**Dataset content:**
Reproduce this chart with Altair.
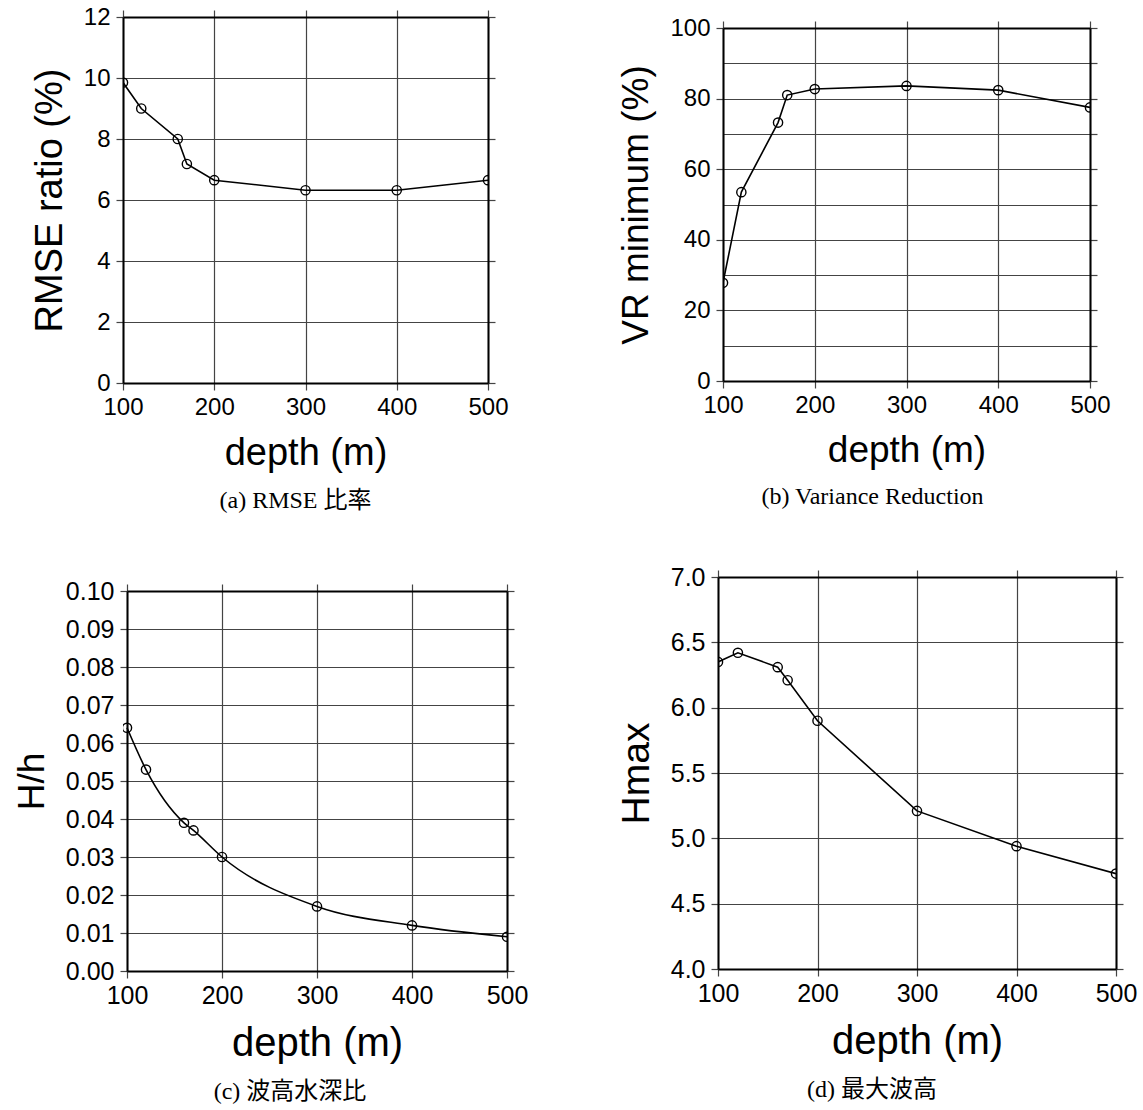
import altair as alt
import pandas as pd

# ---- data ----
depth = [100, 120, 160, 170, 200, 300, 400, 500]
rmse_ratio = [9.85, 9.0, 8.0, 7.18, 6.65, 6.32, 6.32, 6.65]
vr_minimum = [27.8, 53.5, 73.2, 81.0, 82.7, 83.6, 82.4, 77.5]
h_over_h = [0.064, 0.053, 0.039, 0.037, 0.030, 0.017, 0.012, 0.009]
hmax = [6.35, 6.42, 6.31, 6.21, 5.90, 5.21, 4.94, 4.73]

x_ticks = [100, 200, 300, 400, 500]
rmse_ticks = [0, 2, 4, 6, 8, 10, 12]
vr_label_ticks = [0, 20, 40, 60, 80, 100]
vr_grid_ticks = [0, 10, 20, 30, 40, 50, 60, 70, 80, 90, 100]
hh_ticks = [0.0, 0.01, 0.02, 0.03, 0.04, 0.05, 0.06, 0.07, 0.08, 0.09, 0.1]
hmax_ticks = [4.0, 4.5, 5.0, 5.5, 6.0, 6.5, 7.0]

x_title = "depth (m)"
y_titles = ["RMSE ratio (%)", "VR minimum (%)", "H/h", "Hmax"]
captions = ["(a) RMSE 比率", "(b) Variance Reduction", "(c)  波高水深比", "(d)  最大波高"]

SANS = "Liberation Sans"
SERIF = "Liberation Serif, Noto Sans CJK JP"


def panel(values, y_title, y_domain, y_label_ticks, y_grid_ticks, y_format,
          width, height, caption, cap_dx, x_range=None, y_range=None,
          interp="linear", left_off=0, top_off=0, label_size=24,
          x_title_size=37, y_title_size=36):
    df = pd.DataFrame({"depth": depth, "value": values})
    xs = dict(domain=[100, 500], nice=False, zero=False)
    if x_range is not None:
        xs["range"] = x_range
    ys = dict(domain=y_domain, nice=False, zero=False)
    if y_range is not None:
        ys["range"] = y_range
    xscale = alt.Scale(**xs)
    yscale = alt.Scale(**ys)
    grid_left = list(y_label_ticks) == list(y_grid_ticks)

    base = alt.Chart(df)
    line = base.mark_line(color="black", strokeWidth=1.6, interpolate=interp, clip=True).encode(
        x=alt.X("depth:Q", scale=xscale,
                axis=alt.Axis(orient="bottom", values=x_ticks, title=x_title, grid=False,
                              labelFlush=False, labelPadding=5, titlePadding=15,
                              labelFontSize=label_size, titleFontSize=x_title_size)),
        y=alt.Y("value:Q", scale=yscale,
                axis=alt.Axis(orient="left", values=y_label_ticks, format=y_format,
                              title=y_title, grid=grid_left, offset=left_off,
                              labelPadding=6, titlePadding=14,
                              labelFontSize=label_size, titleFontSize=y_title_size)),
    )
    pts = base.mark_point(shape="circle", filled=False, color="black", size=85,
                          strokeWidth=1.4, opacity=1, clip=True).encode(
        x=alt.X("depth:Q", scale=xscale,
                axis=alt.Axis(orient="top", values=x_ticks, labels=False, title=None,
                              grid=True, offset=top_off)),
        y=alt.Y("value:Q", scale=yscale,
                axis=alt.Axis(orient="right", values=y_grid_ticks, labels=False,
                              title=None, grid=not grid_left)),
    )
    return alt.layer(line, pts).resolve_axis(x="independent", y="independent").properties(
        width=width, height=height,
        title=alt.TitleParams(caption, orient="bottom", anchor="middle", frame="group",
                              font=SERIF, fontSize=24, fontWeight="normal", color="black",
                              dx=cap_dx, offset=17),
    )


pa = panel(rmse_ratio, y_titles[0], [0, 12], rmse_ticks, rmse_ticks, "d",
           365, 366, captions[0], -10, x_title_size=38, y_title_size=38)
pb = panel(vr_minimum, y_titles[1], [0, 100], vr_label_ticks, vr_grid_ticks, "d",
           367, 364, captions[1], -34, y_range=[364, 11], top_off=-11,
           x_title_size=37, y_title_size=37)
pc = panel(h_over_h, y_titles[2], [0, 0.1], hh_ticks, hh_ticks, ".2f",
           384, 394, captions[2], -25, x_range=[4, 384], y_range=[394, 14],
           interp="monotone", left_off=-4, top_off=-14, label_size=25,
           x_title_size=40, y_title_size=37)
pd_ = panel(hmax, y_titles[3], [4, 7], hmax_ticks, hmax_ticks, ".1f",
            398, 392, captions[3], -45, label_size=25,
            x_title_size=40, y_title_size=39)

row1 = alt.hconcat(pa, pb, spacing=235, bounds="flush")
row2 = alt.hconcat(pc, pd_, spacing=211, bounds="flush")

chart = alt.vconcat(row1, row2, spacing=52).properties(
    padding={"left": 13, "top": 5, "right": 5, "bottom": 5},
    background="white",
).configure_view(strokeWidth=0).configure_axis(
    domainColor="black", domainWidth=2,
    tickColor="#444", tickWidth=1.2, tickSize=7,
    labelFont=SANS, labelFontSize=24, labelColor="black",
    titleFont=SANS, titleFontSize=36, titleFontWeight="normal", titleColor="black",
    gridColor="#444", gridWidth=1.2, gridOpacity=1,
)

chart.save("out.html", embed_options={"renderer": "svg", "actions": False})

**Requirements:** Output exactly the span of lines from the top of the listing through the line holding "import pandas as pd", and leave every picture out.

**Solution to the exercise:**
Reproduce this chart with Altair.
import altair as alt
import pandas as pd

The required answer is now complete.